Page source code with cURL

Printable View

Aug 24th, 2009, 04:08 AM
neptun_

Page source code with cURL

Hello,

I would like to put into an array, or list, all the domains name situated at the address ‘http://www.trafic.ro/’.
It is possible, because I don’t see the source code (after retriving it with the cURL functions)? :confused:
The code is not visible nither with “view source”… :(

Thank you in advance
Aug 24th, 2009, 09:43 AM
SambaNeko

Re: Page source code with cURL

That page appears to be loading its data via Javascript; cURL cannot execute Javascript, and therefore won't get the content generated by it. I'm not sure how else you could go about doing this...
Aug 24th, 2009, 03:58 PM
neptun_

Re: Page source code with cURL

In this case, I am wondering if there is a way to loop all the pages and retrive the domains list. I think there must be a way, knowing that in informatics nothing is impossible..:)
Aug 25th, 2009, 02:49 AM
visualAd

Re: Page source code with cURL

What do you mean by "retrieve the domains list"?
Aug 25th, 2009, 07:35 AM
neptun_

Re: Page source code with cURL

I would like to create an array with the list of all domains founded on the site www.trafic.ro, for example:

$domain[0] = ‘www.trilulilu.ro’
$domain[1] = ‘forum.softpedia.com’
......

and so on, for all domains of the 3059 pages.
Aug 25th, 2009, 07:39 AM
visualAd

Re: Page source code with cURL

I don't think you would be allowed to do that as you are taking data from another site, which is effectively a breach of copyright.
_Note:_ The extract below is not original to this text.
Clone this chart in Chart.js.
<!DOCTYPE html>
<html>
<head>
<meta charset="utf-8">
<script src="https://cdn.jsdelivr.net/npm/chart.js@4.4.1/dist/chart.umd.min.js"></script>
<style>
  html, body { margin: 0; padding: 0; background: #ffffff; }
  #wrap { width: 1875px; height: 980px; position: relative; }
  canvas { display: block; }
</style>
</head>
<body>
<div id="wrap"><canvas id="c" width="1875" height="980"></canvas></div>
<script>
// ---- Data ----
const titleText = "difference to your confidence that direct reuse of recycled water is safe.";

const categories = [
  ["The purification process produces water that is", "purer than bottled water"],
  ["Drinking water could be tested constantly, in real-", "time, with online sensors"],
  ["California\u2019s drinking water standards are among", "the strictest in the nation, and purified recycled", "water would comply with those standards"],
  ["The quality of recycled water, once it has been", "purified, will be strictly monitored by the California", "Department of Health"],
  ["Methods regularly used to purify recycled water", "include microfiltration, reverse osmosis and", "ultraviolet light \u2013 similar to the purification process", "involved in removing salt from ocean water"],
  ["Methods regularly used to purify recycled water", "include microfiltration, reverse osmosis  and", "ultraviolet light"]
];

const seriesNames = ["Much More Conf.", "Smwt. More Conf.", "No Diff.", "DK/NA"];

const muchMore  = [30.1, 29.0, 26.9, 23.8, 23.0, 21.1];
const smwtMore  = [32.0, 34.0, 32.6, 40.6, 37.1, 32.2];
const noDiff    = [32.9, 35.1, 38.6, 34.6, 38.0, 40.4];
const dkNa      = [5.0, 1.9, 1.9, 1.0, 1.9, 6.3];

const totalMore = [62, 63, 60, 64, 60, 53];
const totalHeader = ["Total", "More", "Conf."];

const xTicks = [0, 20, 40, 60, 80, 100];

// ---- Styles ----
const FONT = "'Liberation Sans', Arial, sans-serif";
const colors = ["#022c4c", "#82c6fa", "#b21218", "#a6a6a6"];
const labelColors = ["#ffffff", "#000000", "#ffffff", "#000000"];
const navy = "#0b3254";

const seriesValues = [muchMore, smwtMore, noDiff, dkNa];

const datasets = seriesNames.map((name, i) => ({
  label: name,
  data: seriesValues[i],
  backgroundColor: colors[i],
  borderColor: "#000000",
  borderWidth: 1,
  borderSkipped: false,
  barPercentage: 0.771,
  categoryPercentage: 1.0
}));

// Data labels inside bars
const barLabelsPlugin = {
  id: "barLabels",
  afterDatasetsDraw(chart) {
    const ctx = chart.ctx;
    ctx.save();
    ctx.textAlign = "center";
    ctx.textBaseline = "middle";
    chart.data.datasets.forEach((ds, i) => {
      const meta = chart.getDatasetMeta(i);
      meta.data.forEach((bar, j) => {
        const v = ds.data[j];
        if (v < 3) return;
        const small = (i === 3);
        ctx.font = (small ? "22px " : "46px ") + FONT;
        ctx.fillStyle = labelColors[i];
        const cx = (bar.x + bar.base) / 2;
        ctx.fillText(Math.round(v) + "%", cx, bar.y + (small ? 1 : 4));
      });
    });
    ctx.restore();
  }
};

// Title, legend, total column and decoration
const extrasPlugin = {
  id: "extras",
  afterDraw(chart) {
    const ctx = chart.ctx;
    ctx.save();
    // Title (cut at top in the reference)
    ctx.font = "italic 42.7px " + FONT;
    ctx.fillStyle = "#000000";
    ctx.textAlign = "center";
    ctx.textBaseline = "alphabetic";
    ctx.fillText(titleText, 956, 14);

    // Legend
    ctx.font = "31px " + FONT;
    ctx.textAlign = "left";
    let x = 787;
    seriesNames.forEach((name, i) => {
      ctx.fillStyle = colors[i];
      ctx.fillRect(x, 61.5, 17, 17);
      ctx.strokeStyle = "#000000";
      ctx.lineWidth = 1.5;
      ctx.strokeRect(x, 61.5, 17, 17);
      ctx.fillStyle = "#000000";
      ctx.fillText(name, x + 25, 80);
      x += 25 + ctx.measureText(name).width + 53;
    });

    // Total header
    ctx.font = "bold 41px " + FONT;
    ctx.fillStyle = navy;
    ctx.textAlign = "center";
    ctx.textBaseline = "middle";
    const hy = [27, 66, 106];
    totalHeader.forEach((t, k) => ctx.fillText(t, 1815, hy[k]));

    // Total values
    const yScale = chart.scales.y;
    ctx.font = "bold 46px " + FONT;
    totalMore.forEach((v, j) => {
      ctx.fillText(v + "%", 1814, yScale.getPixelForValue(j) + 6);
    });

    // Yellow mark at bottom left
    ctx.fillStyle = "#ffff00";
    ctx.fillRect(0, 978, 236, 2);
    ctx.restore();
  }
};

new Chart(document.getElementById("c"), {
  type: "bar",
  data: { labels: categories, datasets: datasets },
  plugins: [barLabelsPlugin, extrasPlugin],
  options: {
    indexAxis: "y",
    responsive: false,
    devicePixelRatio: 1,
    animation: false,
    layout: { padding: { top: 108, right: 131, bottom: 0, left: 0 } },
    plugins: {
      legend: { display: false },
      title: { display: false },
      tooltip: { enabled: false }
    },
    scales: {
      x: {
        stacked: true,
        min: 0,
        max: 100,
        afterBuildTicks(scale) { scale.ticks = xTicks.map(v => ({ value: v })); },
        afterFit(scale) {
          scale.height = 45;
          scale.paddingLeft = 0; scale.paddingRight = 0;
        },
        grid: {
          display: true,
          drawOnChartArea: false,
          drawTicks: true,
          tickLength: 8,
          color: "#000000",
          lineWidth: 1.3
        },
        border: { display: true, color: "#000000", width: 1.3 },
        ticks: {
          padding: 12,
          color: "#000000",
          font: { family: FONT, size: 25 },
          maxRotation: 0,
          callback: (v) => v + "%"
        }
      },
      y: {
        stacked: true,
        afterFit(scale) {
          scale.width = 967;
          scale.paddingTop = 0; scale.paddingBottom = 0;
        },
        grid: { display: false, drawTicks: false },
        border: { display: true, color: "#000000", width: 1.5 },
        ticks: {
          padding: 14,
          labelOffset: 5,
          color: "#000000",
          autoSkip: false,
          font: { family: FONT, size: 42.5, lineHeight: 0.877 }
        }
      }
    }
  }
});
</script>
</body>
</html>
In addition, if the page is generated by Javascript then you are not going to get very far with the source code unless you write your own Javascript interpreter, run the source code through it then crawl the links.
Aug 26th, 2009, 02:06 AM
neptun_

Re: Page source code with cURL

Copyright is “a document granting exclusive right to publish and sell literary or musical or artistic work”. In the mentionned site is only a collection of public web addresses, so in my opinion is not subject to copyright.
More than that I am using it only for a personal statistical analysis.
Aug 26th, 2009, 02:32 AM
kows

Re: Page source code with cURL

after a small amount of source-looking, this website might get their information from this website. you may have a much easier time crawling that website instead.
Aug 26th, 2009, 04:18 AM
visualAd

Re: Page source code with cURL

Quote:

Originally Posted by neptun_

Copyright is “a document granting exclusive right to publish and sell literary or musical or artistic work”. In the mentionned site is only a collection of public web addresses, so in my opinion is not subject to copyright.
More than that I am using it only for a personal statistical analysis.
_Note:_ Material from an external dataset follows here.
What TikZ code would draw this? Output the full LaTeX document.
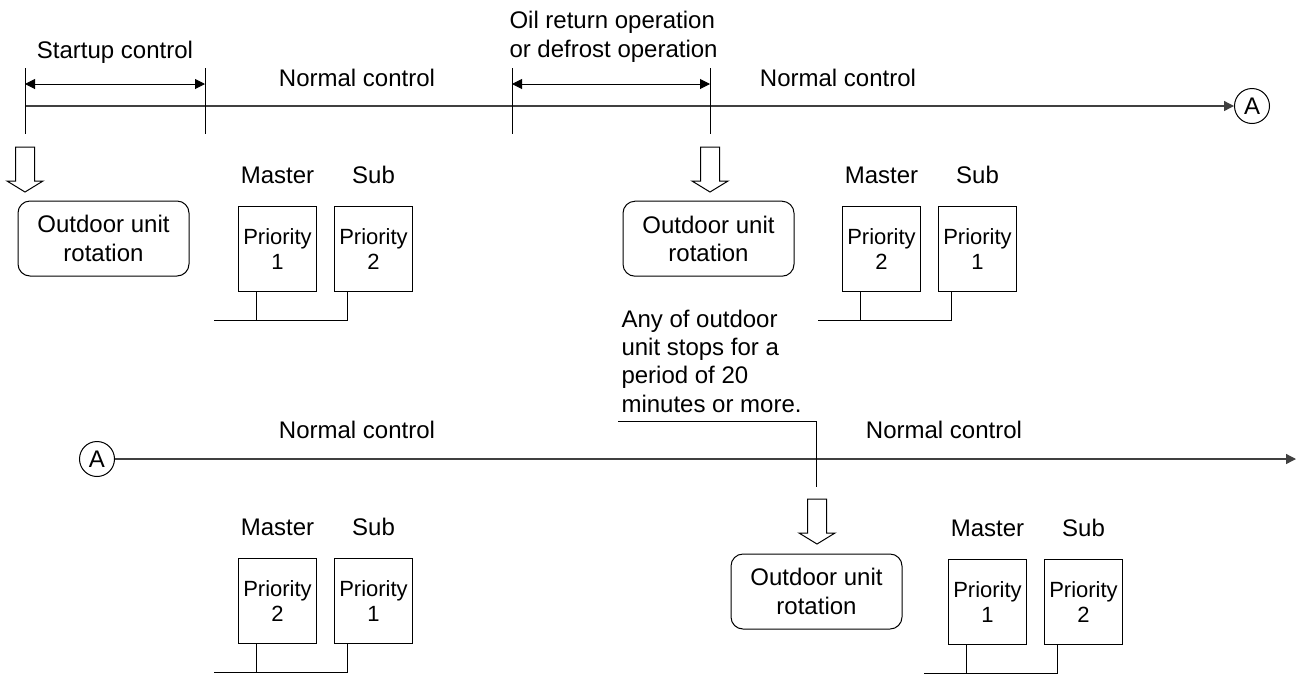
\documentclass[tikz,border=0pt]{standalone}
\usepackage{fontspec}
\setmainfont{Liberation Sans}
\usetikzlibrary{arrows.meta}

\tikzset{pics/dnarrow/.style={code={
    \draw (-9.5,0) -- (-9.5,34) -- (-18,34) -- (0,45) -- (18,34) -- (9.5,34) -- (9.5,0) -- cycle;
}}}

\begin{document}
\begin{tikzpicture}[x=1pt,y=-1pt, line width=1pt,
    font=\fontsize{24}{28.3}\selectfont,
    txt/.style={inner sep=0pt, anchor=base},
    prio/.style={draw, inner sep=0pt, minimum width=78pt, minimum height=85pt,
        align=center, anchor=north west, font=\fontsize{22}{25.6}\selectfont},
    rotbox/.style={draw, rounded corners=12pt, inner sep=0pt, minimum width=171pt,
        minimum height=75pt, align=center},
    timeline/.style={draw=black!75, line width=1.3pt},
    onward/.style={-{Triangle[length=10pt,width=10pt]}},
    dimline/.style={{Triangle[length=10pt,width=10pt]}-{Triangle[length=10pt,width=10pt]}},
    conn/.style={draw, circle, inner sep=0pt, minimum size=35pt}]

    \useasboundingbox (0,0) rectangle (1298,673);

    % first line of the time chart
    \coordinate (t1) at (25,106);
    \coordinate (t2) at (205,106);
    \coordinate (t3) at (512,106);
    \coordinate (t4) at (710,106);
    \node[conn] (A1) at (1252,106) {A};
    \draw[timeline, onward] (t1) -- (A1);
    \foreach \t in {t1,t2,t3,t4}
        \draw ([yshift=38pt]\t) -- ([yshift=-28pt]\t);
    \draw[dimline] ([yshift=22pt]t1) -- ([yshift=22pt]t2);
    \draw[dimline] ([yshift=22pt]t3) -- ([yshift=22pt]t4);

    \node[txt] (startup) at (115,58) {Startup control};
    \node[txt] (norm1) at (357,86) {Normal control};
    % base of a multi-line node sits on its last line
    \node[txt, anchor=base west, align=left] (oilret) at (509,57)
        {Oil return operation\\or defrost operation};
    \node[txt] (norm2) at (838,86) {Normal control};

    % second line
    \node[conn] (A2) at (97,459) {A};
    \coordinate (tend) at (1296,459);
    \coordinate (t5) at (816,459);
    \draw[timeline, onward] (A2) -- (tend);
    \node[txt] (norm3) at (357,438) {Normal control};
    \node[txt] (norm4) at (944,438) {Normal control};

    \node[txt, anchor=base west, align=left] (stopnote) at (621,412)
        {Any of outdoor\\unit stops for a\\period of 20\\minutes or more.};
    \draw ([shift={(-3pt,-9pt)}]stopnote.south west) -| ([yshift=-28pt]t5);

    % rotation events
    \pic (dn1) at (25,147) {dnarrow};
    \pic (dn2) at (710,147) {dnarrow};
    \pic (dn3) at (817,499) {dnarrow};
    \node[rotbox] (rot1) at (103.5,238.5) {Outdoor unit\\rotation};
    \node[rotbox] (rot2) at (708.5,238.7) {Outdoor unit\\rotation};
    \node[rotbox] (rot3) at (816.5,591.5) {Outdoor unit\\rotation};

    % master / sub units with their priority
    \foreach \gx/\gy/\pa/\pb [count=\i] in {238/206/1/2, 842/206/2/1, 238/558/2/1, 948/559/1/2} {
        \node[prio] (m\i) at (\gx,\gy) {Priority\\\pa};
        \node[prio] (s\i) at (\gx+96,\gy) {Priority\\\pb};
        \node[txt] (mlab\i) at ([yshift=23pt]m\i.north) {Master};
        \node[txt] (slab\i) at ([yshift=23pt]s\i.north) {Sub};
        \draw ([xshift=18pt]m\i.south west) -- ++(0,28);
        \draw ([xshift=13pt]s\i.south west) |- ([shift={(-24pt,-28pt)}]m\i.south west);
    }

\end{tikzpicture}
\end{document}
The content has not been compiled by you, therefore you have no right to modify and republish it. It does not matter what the content is; in order to proceed you must get permission from the owner of the web site or reference fully with use of a link the location from which you pulled the information and state clearly that the information was from that source.

Please refer to the hosting countries copyright law for clarification: http://www.legi-internet.ro/en/copyright.htm

If you are using it only for personal purposes, you still need to reference the source of the information in order to give credit to the copyright owner and more importantly add the required weight to any statistics derived from those data.
Aug 26th, 2009, 08:18 AM
neptun_

Re: Page source code with cURL

Kows, thanks for the addres. Unfortunately they have only 400 sites in their statistics. Trafic.ro contains almost every site in the country (~45.000). I think they are using only a ping to the mentionned site.

visualAd, thank you too for the address regarding the copyright. All I want do do is an analysis, only for my personal curiosity, to be able to compare the data with the official reports.

It remains an interesting question, from the technical point of view, how to get the source code from that kind of site, with pages generated in Javascript. How it can be done and what is the amount of time to spend… it is 5 hours, it is 5 days..
Aug 26th, 2009, 02:40 PM
kows

Re: Page source code with cURL

it's just using ajax. if you sifted through their code you could figure it out, I'm sure. I'm just not going to.